## TASK REQUIREMENTS
Print the entries below exactly as they appear, from the first line up to and including the line with "0.06, 0.03, -1.19]". Do not print any pictures.

------------------------------------------------------------

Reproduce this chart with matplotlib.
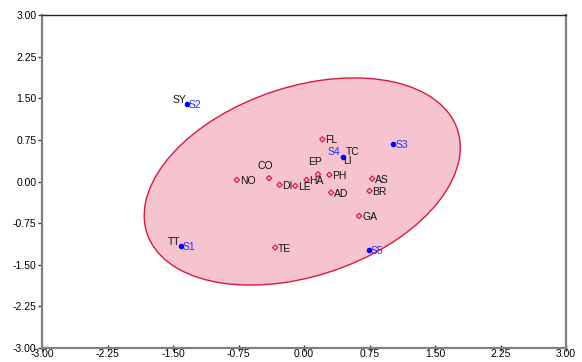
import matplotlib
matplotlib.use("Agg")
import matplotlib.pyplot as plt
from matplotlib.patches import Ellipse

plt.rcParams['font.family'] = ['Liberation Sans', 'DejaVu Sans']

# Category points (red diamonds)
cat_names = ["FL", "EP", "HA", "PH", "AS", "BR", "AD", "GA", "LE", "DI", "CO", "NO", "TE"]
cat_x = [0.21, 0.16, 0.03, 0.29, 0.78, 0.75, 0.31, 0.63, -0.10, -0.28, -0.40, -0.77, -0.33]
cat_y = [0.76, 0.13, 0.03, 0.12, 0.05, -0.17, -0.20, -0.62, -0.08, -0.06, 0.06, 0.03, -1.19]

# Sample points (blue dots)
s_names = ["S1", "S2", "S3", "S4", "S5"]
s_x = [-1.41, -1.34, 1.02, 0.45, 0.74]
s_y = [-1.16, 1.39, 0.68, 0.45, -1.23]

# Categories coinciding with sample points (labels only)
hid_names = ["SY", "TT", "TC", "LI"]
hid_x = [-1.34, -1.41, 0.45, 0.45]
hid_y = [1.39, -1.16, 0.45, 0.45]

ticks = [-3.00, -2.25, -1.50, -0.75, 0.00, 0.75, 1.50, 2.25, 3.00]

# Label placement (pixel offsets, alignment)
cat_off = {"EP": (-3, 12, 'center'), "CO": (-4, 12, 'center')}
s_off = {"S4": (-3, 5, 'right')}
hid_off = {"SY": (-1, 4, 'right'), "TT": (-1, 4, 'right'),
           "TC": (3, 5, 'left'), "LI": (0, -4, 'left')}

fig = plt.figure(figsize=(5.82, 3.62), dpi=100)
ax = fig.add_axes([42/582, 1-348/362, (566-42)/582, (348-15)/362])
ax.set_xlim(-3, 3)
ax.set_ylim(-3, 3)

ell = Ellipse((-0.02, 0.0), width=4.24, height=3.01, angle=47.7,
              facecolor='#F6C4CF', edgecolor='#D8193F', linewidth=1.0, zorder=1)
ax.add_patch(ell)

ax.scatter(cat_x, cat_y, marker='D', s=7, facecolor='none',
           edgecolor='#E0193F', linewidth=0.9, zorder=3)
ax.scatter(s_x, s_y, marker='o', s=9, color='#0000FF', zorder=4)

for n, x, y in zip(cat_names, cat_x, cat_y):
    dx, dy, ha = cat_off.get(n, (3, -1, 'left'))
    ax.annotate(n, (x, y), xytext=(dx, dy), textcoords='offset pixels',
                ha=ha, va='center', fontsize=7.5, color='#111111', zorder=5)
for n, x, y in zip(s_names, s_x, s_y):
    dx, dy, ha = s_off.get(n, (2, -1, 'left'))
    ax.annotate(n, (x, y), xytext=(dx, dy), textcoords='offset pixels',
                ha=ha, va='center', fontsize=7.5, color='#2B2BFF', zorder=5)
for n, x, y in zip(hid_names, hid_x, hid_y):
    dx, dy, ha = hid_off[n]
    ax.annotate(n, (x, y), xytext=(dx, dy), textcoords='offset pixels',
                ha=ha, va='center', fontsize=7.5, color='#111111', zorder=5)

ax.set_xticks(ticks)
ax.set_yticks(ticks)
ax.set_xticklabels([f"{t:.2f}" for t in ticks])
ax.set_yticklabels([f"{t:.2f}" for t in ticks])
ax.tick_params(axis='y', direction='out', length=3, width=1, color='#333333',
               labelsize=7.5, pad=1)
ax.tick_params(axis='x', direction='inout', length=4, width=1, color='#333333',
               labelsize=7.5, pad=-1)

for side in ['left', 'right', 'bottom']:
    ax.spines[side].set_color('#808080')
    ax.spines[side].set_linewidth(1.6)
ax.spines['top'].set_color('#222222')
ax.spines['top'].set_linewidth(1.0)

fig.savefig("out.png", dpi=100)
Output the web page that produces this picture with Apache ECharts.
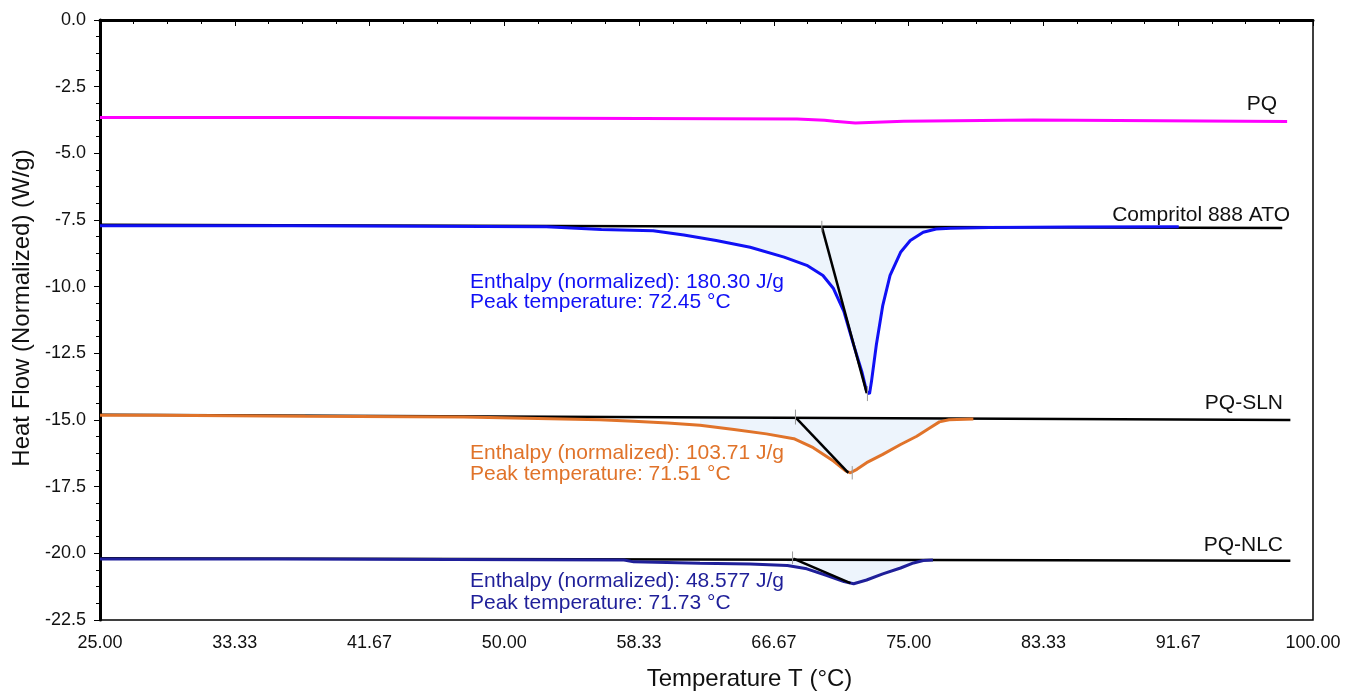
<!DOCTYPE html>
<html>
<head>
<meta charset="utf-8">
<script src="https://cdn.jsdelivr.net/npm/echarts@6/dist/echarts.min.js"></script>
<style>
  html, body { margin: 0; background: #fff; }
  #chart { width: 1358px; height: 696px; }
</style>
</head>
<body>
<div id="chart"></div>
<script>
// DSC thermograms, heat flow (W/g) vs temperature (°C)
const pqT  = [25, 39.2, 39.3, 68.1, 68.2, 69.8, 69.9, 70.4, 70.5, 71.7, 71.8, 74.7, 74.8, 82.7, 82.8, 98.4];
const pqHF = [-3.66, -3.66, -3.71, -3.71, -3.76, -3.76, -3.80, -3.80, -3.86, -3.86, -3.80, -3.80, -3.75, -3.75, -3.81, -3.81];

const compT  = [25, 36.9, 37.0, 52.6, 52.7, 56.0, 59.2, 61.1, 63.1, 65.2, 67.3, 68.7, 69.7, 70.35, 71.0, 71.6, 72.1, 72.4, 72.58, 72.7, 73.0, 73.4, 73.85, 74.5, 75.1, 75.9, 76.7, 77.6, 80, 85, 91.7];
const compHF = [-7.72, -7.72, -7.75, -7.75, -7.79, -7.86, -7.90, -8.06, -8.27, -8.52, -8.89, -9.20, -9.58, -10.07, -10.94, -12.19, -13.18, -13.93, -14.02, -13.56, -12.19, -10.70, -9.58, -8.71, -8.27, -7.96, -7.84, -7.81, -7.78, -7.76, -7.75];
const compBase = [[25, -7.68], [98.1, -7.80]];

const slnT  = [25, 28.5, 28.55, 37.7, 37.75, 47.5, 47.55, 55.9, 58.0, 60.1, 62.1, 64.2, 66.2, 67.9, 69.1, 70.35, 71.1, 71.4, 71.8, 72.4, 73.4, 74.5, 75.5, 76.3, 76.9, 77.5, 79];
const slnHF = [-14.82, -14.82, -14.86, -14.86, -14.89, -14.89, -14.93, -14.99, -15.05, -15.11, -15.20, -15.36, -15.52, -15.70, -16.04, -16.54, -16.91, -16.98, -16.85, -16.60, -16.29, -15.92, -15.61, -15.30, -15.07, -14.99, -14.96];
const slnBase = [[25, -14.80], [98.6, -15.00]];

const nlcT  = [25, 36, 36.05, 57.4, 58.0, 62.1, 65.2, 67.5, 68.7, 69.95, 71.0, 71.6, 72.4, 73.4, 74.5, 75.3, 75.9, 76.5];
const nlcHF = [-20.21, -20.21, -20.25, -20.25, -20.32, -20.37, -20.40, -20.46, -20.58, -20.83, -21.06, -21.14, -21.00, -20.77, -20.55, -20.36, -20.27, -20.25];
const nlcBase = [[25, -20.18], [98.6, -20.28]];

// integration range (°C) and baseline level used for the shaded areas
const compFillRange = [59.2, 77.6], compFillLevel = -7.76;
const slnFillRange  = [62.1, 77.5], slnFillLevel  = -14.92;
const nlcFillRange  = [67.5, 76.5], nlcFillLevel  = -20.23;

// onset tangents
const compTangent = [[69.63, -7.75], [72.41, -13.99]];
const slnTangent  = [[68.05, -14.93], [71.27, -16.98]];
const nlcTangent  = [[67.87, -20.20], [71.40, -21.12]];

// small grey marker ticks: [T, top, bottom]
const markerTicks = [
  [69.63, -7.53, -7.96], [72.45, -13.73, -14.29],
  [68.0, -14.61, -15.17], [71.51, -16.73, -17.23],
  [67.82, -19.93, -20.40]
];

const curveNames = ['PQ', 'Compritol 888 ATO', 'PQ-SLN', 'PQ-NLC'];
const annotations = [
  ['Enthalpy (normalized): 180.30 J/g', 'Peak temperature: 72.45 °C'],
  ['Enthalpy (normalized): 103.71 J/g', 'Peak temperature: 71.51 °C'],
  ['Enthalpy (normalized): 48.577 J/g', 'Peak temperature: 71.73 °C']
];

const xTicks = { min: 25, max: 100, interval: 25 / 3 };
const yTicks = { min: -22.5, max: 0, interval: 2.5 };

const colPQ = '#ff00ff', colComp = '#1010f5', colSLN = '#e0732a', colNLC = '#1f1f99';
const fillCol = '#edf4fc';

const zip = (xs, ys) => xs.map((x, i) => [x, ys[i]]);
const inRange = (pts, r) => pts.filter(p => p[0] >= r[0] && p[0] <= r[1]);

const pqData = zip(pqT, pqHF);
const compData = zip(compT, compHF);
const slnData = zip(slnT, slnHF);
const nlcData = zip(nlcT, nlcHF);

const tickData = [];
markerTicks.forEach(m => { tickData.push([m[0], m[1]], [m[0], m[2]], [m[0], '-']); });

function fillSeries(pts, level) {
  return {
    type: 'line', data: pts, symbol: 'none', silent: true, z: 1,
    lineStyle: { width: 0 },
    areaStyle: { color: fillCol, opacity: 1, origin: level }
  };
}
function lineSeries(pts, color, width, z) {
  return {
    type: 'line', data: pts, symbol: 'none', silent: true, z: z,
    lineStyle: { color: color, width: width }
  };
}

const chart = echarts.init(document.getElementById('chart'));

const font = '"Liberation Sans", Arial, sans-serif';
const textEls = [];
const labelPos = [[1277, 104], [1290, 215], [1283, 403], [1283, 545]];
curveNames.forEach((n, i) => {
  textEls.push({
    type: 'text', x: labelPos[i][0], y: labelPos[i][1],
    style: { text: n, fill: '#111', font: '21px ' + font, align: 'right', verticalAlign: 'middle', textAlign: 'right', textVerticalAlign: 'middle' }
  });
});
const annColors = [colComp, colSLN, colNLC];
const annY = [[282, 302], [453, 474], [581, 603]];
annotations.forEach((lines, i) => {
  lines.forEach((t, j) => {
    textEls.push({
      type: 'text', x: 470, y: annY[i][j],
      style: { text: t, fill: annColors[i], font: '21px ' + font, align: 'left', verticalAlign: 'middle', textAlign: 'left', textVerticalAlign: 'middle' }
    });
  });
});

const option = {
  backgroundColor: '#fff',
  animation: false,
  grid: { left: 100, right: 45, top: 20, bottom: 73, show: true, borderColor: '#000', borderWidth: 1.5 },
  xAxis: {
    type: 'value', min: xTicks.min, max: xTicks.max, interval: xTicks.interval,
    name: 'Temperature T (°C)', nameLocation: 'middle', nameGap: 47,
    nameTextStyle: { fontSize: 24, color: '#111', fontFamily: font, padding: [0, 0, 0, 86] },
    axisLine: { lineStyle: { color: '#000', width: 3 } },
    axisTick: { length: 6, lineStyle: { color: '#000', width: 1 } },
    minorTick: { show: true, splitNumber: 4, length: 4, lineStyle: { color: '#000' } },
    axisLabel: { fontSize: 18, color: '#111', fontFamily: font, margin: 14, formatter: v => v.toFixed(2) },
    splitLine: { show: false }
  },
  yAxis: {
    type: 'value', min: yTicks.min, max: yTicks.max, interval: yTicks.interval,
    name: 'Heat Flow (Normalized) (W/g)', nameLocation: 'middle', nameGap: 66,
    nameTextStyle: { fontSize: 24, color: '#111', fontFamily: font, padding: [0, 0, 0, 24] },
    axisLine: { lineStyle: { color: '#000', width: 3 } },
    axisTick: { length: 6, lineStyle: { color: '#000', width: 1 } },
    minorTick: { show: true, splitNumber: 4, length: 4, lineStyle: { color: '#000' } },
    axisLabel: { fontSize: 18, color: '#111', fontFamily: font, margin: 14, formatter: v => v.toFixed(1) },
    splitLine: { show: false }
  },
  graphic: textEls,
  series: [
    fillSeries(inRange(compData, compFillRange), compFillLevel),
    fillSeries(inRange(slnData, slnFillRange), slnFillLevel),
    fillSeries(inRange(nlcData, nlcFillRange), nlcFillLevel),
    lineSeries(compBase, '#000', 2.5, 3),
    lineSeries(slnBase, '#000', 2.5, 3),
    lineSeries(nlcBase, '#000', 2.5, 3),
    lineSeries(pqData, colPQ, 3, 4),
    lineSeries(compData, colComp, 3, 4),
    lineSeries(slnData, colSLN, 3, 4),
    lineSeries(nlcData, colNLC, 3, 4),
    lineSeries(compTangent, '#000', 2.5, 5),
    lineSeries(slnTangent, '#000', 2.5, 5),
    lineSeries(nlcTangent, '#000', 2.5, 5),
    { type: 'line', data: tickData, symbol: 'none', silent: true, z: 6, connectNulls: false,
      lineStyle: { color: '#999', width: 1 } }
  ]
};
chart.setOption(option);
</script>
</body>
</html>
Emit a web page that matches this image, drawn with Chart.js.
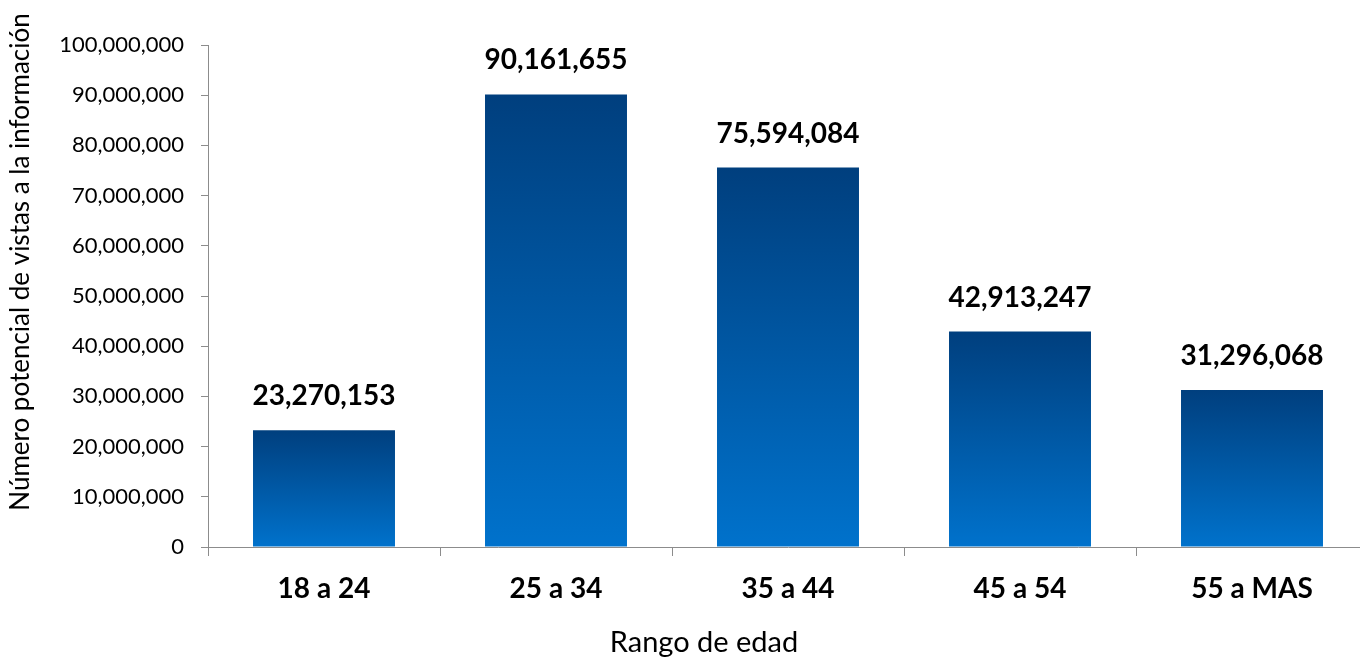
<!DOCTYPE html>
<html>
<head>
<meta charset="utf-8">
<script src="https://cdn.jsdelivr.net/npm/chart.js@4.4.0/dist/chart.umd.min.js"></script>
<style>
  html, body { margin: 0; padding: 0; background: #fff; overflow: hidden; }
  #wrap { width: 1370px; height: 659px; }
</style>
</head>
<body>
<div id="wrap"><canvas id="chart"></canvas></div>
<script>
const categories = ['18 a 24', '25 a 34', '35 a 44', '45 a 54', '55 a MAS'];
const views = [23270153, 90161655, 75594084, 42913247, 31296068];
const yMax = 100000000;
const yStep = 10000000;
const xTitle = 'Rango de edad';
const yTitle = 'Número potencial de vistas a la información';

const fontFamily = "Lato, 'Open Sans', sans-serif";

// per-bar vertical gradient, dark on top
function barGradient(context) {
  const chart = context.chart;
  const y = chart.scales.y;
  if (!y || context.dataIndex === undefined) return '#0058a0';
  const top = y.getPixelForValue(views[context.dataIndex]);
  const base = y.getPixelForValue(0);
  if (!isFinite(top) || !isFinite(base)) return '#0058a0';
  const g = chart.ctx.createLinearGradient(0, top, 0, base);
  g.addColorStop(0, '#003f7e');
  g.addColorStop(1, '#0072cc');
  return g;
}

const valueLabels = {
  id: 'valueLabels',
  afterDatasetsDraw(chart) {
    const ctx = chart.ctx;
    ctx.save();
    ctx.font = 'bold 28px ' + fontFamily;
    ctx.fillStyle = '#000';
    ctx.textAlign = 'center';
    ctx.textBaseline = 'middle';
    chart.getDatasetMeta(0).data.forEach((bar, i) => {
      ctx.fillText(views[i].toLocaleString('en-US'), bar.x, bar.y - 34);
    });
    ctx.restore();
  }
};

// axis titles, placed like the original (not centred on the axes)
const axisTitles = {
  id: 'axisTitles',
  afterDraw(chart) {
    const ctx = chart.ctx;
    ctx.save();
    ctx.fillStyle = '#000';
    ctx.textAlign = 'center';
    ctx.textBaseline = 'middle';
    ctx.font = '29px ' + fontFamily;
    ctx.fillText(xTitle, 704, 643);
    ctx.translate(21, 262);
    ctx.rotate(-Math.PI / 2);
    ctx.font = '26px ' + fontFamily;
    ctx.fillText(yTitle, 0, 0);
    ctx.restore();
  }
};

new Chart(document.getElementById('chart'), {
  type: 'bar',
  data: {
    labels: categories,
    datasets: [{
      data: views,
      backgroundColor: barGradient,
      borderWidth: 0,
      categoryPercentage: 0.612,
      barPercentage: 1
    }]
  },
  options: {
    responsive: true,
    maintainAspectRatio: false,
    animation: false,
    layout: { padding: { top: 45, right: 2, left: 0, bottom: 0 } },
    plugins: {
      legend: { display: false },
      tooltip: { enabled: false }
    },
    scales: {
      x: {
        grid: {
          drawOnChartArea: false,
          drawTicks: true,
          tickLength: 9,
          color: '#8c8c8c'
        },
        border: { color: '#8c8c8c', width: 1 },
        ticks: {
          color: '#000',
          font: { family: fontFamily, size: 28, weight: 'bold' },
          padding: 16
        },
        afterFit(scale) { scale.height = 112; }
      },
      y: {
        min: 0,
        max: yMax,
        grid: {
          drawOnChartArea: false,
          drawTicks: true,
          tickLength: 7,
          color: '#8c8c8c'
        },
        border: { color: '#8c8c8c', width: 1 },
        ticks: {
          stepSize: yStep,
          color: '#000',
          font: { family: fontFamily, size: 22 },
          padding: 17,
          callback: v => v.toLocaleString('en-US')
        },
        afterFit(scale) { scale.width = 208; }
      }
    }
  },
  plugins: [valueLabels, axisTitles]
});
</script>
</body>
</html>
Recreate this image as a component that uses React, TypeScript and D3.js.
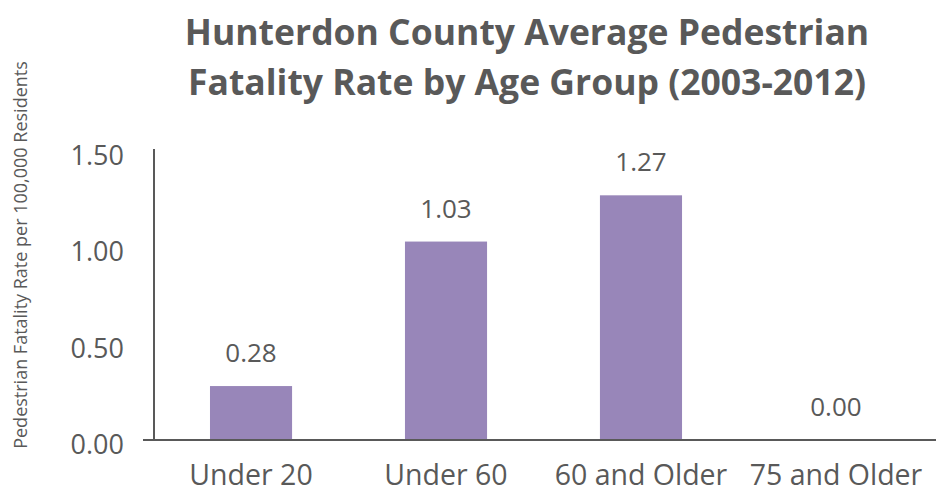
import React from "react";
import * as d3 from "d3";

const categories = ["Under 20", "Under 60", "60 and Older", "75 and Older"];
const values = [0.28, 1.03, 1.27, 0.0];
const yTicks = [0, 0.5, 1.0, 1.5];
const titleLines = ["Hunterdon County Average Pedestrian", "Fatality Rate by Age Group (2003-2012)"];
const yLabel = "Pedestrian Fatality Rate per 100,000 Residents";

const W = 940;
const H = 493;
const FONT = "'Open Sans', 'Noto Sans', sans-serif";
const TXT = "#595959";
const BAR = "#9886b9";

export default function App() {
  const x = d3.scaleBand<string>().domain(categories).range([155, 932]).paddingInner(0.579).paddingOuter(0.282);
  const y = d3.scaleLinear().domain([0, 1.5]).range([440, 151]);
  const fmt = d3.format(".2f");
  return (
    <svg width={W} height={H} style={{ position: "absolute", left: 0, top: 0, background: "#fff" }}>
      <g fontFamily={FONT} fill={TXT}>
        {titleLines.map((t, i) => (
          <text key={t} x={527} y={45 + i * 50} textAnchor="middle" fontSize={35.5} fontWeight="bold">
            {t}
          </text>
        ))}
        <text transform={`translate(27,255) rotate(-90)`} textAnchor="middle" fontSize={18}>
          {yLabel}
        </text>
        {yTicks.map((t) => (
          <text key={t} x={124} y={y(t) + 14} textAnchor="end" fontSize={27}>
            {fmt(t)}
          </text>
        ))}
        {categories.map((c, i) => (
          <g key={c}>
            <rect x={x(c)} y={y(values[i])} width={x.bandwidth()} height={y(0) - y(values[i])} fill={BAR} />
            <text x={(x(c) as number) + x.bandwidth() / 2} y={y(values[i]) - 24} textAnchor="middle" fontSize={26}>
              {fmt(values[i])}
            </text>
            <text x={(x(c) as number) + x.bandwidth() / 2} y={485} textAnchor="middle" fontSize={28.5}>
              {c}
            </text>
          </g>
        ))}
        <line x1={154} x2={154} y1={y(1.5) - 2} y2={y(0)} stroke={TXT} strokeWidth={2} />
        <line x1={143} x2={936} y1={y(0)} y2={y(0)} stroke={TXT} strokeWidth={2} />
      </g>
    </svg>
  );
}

------------------------------------------------------------

## RESULT OF THE TASK
Reproduce this chart with matplotlib.
import matplotlib
matplotlib.use("Agg")
import matplotlib.pyplot as plt
from matplotlib.patches import Ellipse

plt.rcParams['font.family'] = ['Liberation Sans', 'DejaVu Sans']

# Category points (red diamonds)
cat_names = ["FL", "EP", "HA", "PH", "AS", "BR", "AD", "GA", "LE", "DI", "CO", "NO", "TE"]
cat_x = [0.21, 0.16, 0.03, 0.29, 0.78, 0.75, 0.31, 0.63, -0.10, -0.28, -0.40, -0.77, -0.33]
cat_y = [0.76, 0.13, 0.03, 0.12, 0.05, -0.17, -0.20, -0.62, -0.08, -0.06, 0.06, 0.03, -1.19]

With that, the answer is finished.